# Task requirements
Nothing after the line with "en ljuspunkt</div>" belongs in the copy; extract the lines below from the top through that line, pictures left out.
— START Data excerpt —
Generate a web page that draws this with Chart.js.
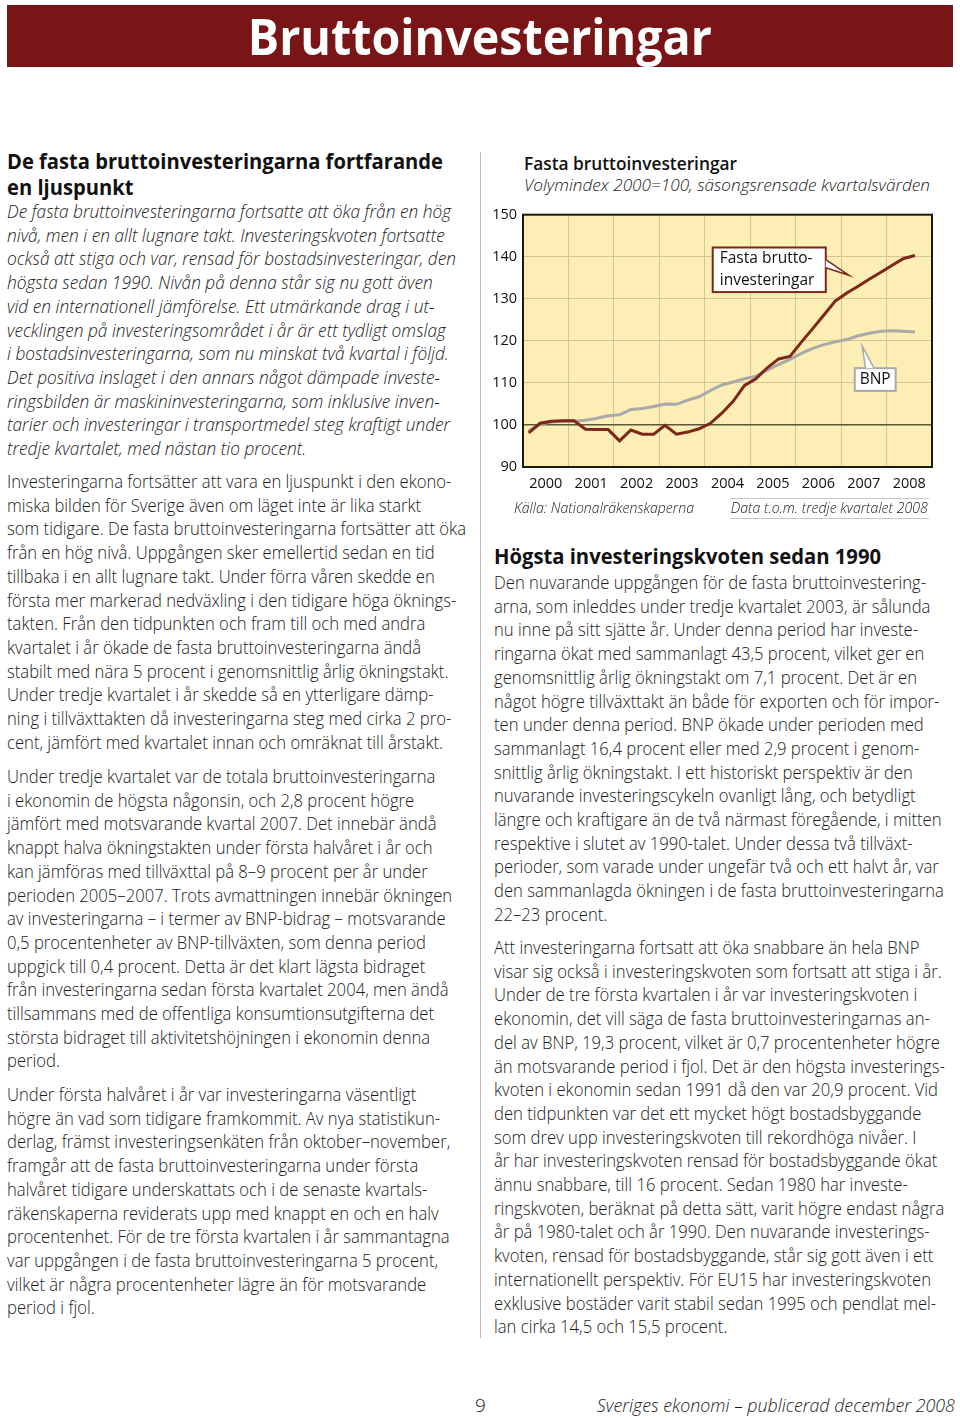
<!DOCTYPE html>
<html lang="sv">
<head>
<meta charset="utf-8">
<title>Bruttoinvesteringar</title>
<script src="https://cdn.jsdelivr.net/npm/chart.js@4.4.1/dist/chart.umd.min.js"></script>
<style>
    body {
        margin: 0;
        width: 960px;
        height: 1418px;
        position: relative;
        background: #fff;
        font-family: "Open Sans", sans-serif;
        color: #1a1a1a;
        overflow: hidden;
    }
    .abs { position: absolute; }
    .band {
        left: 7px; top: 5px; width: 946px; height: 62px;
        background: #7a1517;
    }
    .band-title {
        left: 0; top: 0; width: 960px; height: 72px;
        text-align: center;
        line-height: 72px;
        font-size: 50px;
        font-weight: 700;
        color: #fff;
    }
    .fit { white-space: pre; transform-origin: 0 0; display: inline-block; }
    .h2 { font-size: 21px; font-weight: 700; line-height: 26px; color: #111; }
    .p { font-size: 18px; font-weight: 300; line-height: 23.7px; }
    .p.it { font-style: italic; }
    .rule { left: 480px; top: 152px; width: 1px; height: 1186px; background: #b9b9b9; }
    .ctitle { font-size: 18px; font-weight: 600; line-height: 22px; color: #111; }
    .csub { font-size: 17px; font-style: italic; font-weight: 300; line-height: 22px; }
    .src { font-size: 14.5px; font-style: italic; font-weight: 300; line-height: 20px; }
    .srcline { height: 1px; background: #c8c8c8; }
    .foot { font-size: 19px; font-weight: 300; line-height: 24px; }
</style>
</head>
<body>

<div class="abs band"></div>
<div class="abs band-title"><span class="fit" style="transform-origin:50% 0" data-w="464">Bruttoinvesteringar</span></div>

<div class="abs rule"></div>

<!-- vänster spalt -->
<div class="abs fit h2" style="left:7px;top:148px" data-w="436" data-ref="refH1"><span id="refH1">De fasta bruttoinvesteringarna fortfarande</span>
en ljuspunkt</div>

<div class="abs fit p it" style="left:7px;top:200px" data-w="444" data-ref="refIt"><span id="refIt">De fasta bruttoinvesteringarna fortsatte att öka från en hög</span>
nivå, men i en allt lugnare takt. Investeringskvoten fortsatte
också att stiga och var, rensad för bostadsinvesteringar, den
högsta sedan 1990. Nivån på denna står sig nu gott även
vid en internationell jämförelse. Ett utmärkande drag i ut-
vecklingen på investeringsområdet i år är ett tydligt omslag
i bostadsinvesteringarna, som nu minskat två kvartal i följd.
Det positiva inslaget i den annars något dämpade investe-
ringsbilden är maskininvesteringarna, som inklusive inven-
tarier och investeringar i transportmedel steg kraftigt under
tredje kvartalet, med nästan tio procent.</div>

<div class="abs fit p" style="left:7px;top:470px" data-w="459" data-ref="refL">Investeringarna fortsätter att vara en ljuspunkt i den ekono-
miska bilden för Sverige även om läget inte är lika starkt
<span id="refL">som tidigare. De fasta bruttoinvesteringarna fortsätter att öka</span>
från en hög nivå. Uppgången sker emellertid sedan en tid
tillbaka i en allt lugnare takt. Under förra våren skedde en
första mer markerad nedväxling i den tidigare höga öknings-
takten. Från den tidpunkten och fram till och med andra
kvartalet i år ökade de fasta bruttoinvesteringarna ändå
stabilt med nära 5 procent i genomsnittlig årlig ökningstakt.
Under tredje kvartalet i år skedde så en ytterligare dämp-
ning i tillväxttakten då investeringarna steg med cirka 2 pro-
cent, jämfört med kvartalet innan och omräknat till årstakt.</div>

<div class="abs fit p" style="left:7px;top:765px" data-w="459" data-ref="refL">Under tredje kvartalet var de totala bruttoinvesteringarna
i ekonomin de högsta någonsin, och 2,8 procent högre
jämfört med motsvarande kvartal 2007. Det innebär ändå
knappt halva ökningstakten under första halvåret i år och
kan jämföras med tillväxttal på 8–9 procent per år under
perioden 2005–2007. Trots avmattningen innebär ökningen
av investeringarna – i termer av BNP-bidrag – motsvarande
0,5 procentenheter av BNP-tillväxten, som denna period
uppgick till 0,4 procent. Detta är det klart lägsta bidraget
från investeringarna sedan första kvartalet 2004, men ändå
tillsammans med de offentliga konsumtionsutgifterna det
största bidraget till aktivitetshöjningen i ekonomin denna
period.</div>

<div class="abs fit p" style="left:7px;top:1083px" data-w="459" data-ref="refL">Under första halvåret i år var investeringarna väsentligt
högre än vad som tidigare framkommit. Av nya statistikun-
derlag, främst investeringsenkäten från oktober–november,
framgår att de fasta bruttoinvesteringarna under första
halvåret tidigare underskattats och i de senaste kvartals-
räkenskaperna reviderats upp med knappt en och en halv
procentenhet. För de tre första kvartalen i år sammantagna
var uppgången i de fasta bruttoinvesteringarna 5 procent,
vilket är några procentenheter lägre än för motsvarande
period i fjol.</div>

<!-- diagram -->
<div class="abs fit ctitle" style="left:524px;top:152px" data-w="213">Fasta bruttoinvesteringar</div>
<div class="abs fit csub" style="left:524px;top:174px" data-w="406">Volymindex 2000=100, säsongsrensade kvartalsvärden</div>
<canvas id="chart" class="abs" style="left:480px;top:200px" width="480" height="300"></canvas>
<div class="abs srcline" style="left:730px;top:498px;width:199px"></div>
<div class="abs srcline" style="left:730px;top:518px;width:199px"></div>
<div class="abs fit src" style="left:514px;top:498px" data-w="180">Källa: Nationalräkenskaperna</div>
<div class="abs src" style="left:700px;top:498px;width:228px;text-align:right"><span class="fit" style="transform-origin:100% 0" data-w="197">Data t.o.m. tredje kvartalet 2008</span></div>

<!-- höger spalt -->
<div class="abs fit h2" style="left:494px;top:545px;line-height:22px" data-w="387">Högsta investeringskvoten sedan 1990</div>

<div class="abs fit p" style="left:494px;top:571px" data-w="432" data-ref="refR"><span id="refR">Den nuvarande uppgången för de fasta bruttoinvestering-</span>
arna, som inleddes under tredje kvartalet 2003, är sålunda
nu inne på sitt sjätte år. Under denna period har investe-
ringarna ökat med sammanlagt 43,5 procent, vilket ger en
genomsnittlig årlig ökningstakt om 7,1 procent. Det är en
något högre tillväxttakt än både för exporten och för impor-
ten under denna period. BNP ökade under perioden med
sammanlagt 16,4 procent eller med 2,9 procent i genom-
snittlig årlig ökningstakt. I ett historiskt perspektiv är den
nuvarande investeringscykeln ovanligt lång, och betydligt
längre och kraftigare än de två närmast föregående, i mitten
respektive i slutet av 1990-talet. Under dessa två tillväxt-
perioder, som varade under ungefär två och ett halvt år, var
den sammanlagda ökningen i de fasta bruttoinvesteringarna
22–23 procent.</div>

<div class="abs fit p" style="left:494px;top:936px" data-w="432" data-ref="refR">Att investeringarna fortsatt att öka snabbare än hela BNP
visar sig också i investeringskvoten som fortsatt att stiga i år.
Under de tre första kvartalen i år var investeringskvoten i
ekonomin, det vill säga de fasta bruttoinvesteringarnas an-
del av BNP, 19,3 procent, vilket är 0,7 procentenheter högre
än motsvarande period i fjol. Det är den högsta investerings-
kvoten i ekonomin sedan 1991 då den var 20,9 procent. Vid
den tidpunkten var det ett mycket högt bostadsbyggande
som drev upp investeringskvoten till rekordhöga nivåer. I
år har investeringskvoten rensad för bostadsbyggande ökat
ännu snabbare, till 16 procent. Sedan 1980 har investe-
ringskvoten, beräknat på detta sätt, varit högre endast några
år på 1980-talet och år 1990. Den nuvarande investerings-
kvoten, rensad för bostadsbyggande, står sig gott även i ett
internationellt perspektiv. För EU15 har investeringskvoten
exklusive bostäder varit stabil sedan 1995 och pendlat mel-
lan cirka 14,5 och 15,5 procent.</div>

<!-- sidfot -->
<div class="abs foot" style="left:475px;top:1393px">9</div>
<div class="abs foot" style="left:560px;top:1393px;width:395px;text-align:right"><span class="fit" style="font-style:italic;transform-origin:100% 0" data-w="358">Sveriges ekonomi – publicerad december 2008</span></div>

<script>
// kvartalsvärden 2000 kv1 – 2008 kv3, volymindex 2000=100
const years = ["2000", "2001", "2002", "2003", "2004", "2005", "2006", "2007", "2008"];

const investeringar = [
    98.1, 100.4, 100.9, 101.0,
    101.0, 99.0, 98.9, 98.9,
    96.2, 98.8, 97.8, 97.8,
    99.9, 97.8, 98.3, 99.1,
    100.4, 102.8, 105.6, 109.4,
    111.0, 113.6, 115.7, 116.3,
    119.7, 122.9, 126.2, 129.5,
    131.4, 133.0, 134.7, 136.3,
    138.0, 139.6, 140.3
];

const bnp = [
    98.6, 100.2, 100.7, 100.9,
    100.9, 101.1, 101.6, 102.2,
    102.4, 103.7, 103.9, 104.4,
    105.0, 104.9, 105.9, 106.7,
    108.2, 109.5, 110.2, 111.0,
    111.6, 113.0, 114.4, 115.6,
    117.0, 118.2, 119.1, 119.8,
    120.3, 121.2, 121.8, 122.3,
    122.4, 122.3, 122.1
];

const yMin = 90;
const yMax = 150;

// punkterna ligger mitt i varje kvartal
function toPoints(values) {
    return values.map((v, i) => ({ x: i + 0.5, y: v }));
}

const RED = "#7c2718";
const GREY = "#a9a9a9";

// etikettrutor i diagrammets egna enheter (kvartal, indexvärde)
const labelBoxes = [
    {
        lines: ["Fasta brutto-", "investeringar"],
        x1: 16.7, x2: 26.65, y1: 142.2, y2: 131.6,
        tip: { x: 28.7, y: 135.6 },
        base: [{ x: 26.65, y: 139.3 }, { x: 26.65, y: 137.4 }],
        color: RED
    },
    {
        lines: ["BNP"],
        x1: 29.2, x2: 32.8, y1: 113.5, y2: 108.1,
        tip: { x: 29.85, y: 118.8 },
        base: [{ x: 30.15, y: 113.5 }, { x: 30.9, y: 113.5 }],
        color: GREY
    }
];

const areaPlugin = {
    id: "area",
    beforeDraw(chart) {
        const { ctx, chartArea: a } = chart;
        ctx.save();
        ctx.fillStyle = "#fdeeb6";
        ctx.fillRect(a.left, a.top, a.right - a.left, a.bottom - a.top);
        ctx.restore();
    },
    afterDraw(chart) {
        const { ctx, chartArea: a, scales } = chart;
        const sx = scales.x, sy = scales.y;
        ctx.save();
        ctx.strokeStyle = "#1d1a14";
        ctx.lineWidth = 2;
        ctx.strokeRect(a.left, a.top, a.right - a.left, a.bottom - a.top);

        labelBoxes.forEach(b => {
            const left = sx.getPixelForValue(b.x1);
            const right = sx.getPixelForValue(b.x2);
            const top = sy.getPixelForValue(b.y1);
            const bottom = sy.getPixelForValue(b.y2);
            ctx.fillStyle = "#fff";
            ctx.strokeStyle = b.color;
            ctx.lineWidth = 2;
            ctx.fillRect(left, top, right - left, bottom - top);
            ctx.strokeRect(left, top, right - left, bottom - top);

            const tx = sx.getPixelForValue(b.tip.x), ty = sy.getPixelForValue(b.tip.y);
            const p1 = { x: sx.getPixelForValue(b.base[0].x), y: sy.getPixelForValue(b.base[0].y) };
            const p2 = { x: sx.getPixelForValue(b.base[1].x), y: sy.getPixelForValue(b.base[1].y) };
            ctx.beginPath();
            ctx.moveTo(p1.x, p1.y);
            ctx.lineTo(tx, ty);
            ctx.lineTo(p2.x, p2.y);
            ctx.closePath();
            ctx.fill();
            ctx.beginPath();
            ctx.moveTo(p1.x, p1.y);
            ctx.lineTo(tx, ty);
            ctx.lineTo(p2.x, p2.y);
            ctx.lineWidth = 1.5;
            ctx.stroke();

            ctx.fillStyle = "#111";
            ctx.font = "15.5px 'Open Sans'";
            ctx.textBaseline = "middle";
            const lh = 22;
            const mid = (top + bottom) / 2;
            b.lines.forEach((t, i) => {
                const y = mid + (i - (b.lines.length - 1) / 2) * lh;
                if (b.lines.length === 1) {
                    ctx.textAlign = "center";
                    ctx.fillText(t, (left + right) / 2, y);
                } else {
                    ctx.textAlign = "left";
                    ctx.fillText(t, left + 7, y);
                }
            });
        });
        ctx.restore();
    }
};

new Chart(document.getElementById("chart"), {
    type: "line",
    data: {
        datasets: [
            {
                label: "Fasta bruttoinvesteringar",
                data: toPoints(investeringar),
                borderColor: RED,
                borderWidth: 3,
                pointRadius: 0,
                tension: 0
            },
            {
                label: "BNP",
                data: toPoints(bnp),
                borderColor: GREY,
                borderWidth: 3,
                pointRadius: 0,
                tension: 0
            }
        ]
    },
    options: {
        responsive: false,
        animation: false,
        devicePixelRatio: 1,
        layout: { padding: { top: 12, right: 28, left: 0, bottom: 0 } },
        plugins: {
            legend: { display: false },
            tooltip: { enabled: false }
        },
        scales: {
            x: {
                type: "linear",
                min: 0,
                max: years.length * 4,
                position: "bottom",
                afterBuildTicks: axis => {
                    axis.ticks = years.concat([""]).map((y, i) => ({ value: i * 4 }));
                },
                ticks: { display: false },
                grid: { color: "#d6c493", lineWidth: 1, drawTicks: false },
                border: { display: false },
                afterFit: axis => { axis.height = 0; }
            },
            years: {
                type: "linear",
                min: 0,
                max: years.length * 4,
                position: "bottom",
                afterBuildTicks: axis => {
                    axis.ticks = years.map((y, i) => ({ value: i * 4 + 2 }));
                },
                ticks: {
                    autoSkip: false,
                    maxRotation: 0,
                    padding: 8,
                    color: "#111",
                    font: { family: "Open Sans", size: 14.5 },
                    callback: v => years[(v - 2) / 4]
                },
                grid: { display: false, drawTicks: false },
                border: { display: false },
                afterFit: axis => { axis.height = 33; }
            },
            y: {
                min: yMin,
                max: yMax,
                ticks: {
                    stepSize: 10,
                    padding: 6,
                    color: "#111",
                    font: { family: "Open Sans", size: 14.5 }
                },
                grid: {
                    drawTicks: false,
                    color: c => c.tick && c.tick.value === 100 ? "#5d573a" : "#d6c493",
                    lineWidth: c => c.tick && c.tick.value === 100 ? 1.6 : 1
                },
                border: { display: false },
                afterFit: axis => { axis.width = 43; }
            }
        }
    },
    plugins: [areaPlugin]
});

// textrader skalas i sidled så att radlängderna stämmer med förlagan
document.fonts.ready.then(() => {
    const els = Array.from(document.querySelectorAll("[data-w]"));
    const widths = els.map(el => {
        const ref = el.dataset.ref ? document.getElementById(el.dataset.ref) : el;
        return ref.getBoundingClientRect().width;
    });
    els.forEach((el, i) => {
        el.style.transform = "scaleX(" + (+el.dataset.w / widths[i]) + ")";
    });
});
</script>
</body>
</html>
— END Data excerpt —
# Correct response
Generate a web page that draws this with Chart.js.
<!DOCTYPE html>
<html lang="sv">
<head>
<meta charset="utf-8">
<title>Bruttoinvesteringar</title>
<script src="https://cdn.jsdelivr.net/npm/chart.js@4.4.1/dist/chart.umd.min.js"></script>
<style>
    body {
        margin: 0;
        width: 960px;
        height: 1418px;
        position: relative;
        background: #fff;
        font-family: "Open Sans", sans-serif;
        color: #1a1a1a;
        overflow: hidden;
    }
    .abs { position: absolute; }
    .band {
        left: 7px; top: 5px; width: 946px; height: 62px;
        background: #7a1517;
    }
    .band-title {
        left: 0; top: 0; width: 960px; height: 72px;
        text-align: center;
        line-height: 72px;
        font-size: 50px;
        font-weight: 700;
        color: #fff;
    }
    .fit { white-space: pre; transform-origin: 0 0; display: inline-block; }
    .h2 { font-size: 21px; font-weight: 700; line-height: 26px; color: #111; }
    .p { font-size: 18px; font-weight: 300; line-height: 23.7px; }
    .p.it { font-style: italic; }
    .rule { left: 480px; top: 152px; width: 1px; height: 1186px; background: #b9b9b9; }
    .ctitle { font-size: 18px; font-weight: 600; line-height: 22px; color: #111; }
    .csub { font-size: 17px; font-style: italic; font-weight: 300; line-height: 22px; }
    .src { font-size: 14.5px; font-style: italic; font-weight: 300; line-height: 20px; }
    .srcline { height: 1px; background: #c8c8c8; }
    .foot { font-size: 19px; font-weight: 300; line-height: 24px; }
</style>
</head>
<body>

<div class="abs band"></div>
<div class="abs band-title"><span class="fit" style="transform-origin:50% 0" data-w="464">Bruttoinvesteringar</span></div>

<div class="abs rule"></div>

<!-- vänster spalt -->
<div class="abs fit h2" style="left:7px;top:148px" data-w="436" data-ref="refH1"><span id="refH1">De fasta bruttoinvesteringarna fortfarande</span>
en ljuspunkt</div>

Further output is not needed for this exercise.